(Task description) Copy each line exactly. Drop every picture.

(Dataset content)

+++

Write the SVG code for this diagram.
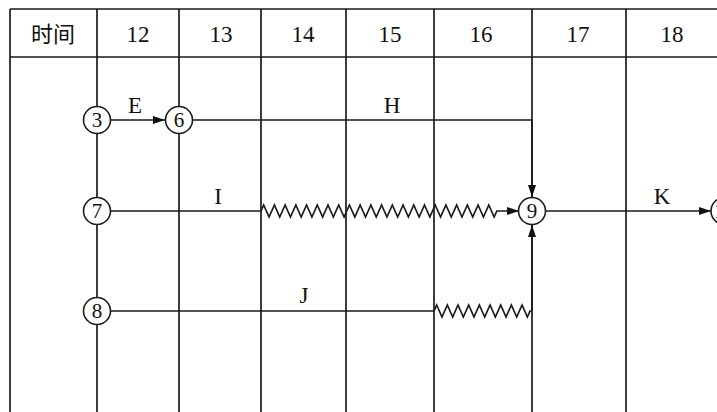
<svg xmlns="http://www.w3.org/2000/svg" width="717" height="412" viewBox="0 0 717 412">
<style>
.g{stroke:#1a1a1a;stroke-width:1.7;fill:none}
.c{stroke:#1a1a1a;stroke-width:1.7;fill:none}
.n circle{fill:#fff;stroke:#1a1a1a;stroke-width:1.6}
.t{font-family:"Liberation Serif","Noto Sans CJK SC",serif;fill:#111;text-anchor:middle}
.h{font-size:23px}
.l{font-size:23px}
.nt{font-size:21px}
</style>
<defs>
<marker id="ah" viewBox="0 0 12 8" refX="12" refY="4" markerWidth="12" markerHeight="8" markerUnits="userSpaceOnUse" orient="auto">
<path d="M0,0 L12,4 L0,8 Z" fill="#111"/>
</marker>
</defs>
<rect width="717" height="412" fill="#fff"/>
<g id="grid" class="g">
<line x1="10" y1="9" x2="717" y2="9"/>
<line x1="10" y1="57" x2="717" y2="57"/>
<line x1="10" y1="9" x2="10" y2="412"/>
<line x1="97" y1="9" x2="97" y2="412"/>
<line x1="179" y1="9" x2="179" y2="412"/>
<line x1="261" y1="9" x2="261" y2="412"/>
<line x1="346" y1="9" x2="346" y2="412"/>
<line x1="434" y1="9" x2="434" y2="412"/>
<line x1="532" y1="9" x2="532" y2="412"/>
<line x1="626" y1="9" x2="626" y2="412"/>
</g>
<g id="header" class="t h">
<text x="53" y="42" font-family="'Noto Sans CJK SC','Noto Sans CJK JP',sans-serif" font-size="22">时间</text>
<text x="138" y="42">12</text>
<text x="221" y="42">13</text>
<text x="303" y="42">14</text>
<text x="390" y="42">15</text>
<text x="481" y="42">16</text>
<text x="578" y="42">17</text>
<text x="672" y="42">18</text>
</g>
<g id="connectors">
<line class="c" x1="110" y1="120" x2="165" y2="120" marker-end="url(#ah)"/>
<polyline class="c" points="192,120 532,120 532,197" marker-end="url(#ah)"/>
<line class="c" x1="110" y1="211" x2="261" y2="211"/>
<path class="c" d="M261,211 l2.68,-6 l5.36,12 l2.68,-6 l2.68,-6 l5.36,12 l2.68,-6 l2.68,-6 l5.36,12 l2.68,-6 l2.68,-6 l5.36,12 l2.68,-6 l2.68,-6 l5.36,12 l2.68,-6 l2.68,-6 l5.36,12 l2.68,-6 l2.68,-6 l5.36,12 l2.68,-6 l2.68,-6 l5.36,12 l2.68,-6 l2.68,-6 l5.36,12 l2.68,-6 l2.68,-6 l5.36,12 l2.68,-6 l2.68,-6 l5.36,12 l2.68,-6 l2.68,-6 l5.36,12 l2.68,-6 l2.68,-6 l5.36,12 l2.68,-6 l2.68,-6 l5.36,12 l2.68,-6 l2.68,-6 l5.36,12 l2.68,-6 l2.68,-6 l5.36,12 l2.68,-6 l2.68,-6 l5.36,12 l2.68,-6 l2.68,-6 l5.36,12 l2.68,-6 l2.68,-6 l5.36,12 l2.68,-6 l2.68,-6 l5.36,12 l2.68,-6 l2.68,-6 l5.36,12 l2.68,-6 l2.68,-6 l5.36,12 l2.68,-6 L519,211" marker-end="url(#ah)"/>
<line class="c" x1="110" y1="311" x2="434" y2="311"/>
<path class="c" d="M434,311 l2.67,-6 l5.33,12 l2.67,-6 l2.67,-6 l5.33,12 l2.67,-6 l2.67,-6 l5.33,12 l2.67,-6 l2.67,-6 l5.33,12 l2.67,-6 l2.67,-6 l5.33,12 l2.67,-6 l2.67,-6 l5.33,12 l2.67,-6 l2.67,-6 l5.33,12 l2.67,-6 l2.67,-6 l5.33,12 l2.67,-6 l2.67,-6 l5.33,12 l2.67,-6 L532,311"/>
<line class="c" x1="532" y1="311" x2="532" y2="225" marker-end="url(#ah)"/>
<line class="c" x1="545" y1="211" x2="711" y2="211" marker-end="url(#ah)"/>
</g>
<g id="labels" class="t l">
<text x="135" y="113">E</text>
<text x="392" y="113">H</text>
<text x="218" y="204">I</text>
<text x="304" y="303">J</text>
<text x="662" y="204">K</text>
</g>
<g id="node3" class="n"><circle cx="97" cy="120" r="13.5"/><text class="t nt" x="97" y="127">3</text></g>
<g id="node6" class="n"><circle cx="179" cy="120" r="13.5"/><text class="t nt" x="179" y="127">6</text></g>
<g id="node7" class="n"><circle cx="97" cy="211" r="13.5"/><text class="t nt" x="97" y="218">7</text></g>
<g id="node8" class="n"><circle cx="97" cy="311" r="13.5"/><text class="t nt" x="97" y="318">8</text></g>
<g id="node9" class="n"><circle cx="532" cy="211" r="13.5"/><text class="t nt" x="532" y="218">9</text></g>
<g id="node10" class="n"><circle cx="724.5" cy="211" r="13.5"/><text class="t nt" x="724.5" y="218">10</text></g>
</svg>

+++

(Answer to this exercise)
Write the SVG code for this diagram.
<svg xmlns="http://www.w3.org/2000/svg" width="717" height="412" viewBox="0 0 717 412">
<style>
.g{stroke:#1a1a1a;stroke-width:1.7;fill:none}
.c{stroke:#1a1a1a;stroke-width:1.7;fill:none}
.n circle{fill:#fff;stroke:#1a1a1a;stroke-width:1.6}
.t{font-family:"Liberation Serif","Noto Sans CJK SC",serif;fill:#111;text-anchor:middle}
.h{font-size:23px}
.l{font-size:23px}
.nt{font-size:21px}
</style>
<defs>
<marker id="ah" viewBox="0 0 12 8" refX="12" refY="4" markerWidth="12" markerHeight="8" markerUnits="userSpaceOnUse" orient="auto">
<path d="M0,0 L12,4 L0,8 Z" fill="#111"/>
</marker>
</defs>
<rect width="717" height="412" fill="#fff"/>
<g id="grid" class="g">
<line x1="10" y1="9" x2="717" y2="9"/>
<line x1="10" y1="57" x2="717" y2="57"/>
<line x1="10" y1="9" x2="10" y2="412"/>
<line x1="97" y1="9" x2="97" y2="412"/>
<line x1="179" y1="9" x2="179" y2="412"/>
<line x1="261" y1="9" x2="261" y2="412"/>
<line x1="346" y1="9" x2="346" y2="412"/>
<line x1="434" y1="9" x2="434" y2="412"/>
<line x1="532" y1="9" x2="532" y2="412"/>
<line x1="626" y1="9" x2="626" y2="412"/>
</g>
<g id="header" class="t h">
<text x="53" y="42" font-family="'Noto Sans CJK SC','Noto Sans CJK JP',sans-serif" font-size="22">时间</text>
<text x="138" y="42">12</text>
<text x="221" y="42">13</text>
<text x="303" y="42">14</text>
<text x="390" y="42">15</text>
<text x="481" y="42">16</text>
<text x="578" y="42">17</text>
<text x="672" y="42">18</text>
</g>
<g id="connectors">
<line class="c" x1="110" y1="120" x2="165" y2="120" marker-end="url(#ah)"/>
<polyline class="c" points="192,120 532,120 532,197" marker-end="url(#ah)"/>
<line class="c" x1="110" y1="211" x2="261" y2="211"/>
<path class="c" d="M261,211 l2.68,-6 l5.36,12 l2.68,-6 l2.68,-6 l5.36,12 l2.68,-6 l2.68,-6 l5.36,12 l2.68,-6 l2.68,-6 l5.36,12 l2.68,-6 l2.68,-6 l5.36,12 l2.68,-6 l2.68,-6 l5.36,12 l2.68,-6 l2.68,-6 l5.36,12 l2.68,-6 l2.68,-6 l5.36,12 l2.68,-6 l2.68,-6 l5.36,12 l2.68,-6 l2.68,-6 l5.36,12 l2.68,-6 l2.68,-6 l5.36,12 l2.68,-6 l2.68,-6 l5.36,12 l2.68,-6 l2.68,-6 l5.36,12 l2.68,-6 l2.68,-6 l5.36,12 l2.68,-6 l2.68,-6 l5.36,12 l2.68,-6 l2.68,-6 l5.36,12 l2.68,-6 l2.68,-6 l5.36,12 l2.68,-6 l2.68,-6 l5.36,12 l2.68,-6 l2.68,-6 l5.36,12 l2.68,-6 l2.68,-6 l5.36,12 l2.68,-6 l2.68,-6 l5.36,12 l2.68,-6 l2.68,-6 l5.36,12 l2.68,-6 L519,211" marker-end="url(#ah)"/>
<line class="c" x1="110" y1="311" x2="434" y2="311"/>
<path class="c" d="M434,311 l2.67,-6 l5.33,12 l2.67,-6 l2.67,-6 l5.33,12 l2.67,-6 l2.67,-6 l5.33,12 l2.67,-6 l2.67,-6 l5.33,12 l2.67,-6 l2.67,-6 l5.33,12 l2.67,-6 l2.67,-6 l5.33,12 l2.67,-6 l2.67,-6 l5.33,12 l2.67,-6 l2.67,-6 l5.33,12 l2.67,-6 l2.67,-6 l5.33,12 l2.67,-6 L532,311"/>
<line class="c" x1="532" y1="311" x2="532" y2="225" marker-end="url(#ah)"/>
<line class="c" x1="545" y1="211" x2="711" y2="211" marker-end="url(#ah)"/>
</g>
<g id="labels" class="t l">
<text x="135" y="113">E</text>
<text x="392" y="113">H</text>
<text x="218" y="204">I</text>
<text x="304" y="303">J</text>
<text x="662" y="204">K</text>
</g>
<g id="node3" class="n"><circle cx="97" cy="120" r="13.5"/><text class="t nt" x="97" y="127">3</text></g>
<g id="node6" class="n"><circle cx="179" cy="120" r="13.5"/><text class="t nt" x="179" y="127">6</text></g>
<g id="node7" class="n"><circle cx="97" cy="211" r="13.5"/><text class="t nt" x="97" y="218">7</text></g>
<g id="node8" class="n"><circle cx="97" cy="311" r="13.5"/><text class="t nt" x="97" y="318">8</text></g>
<g id="node9" class="n"><circle cx="532" cy="211" r="13.5"/><text class="t nt" x="532" y="218">9</text></g>
<g id="node10" class="n"><circle cx="724.5" cy="211" r="13.5"/><text class="t nt" x="724.5" y="218">10</text></g>
</svg>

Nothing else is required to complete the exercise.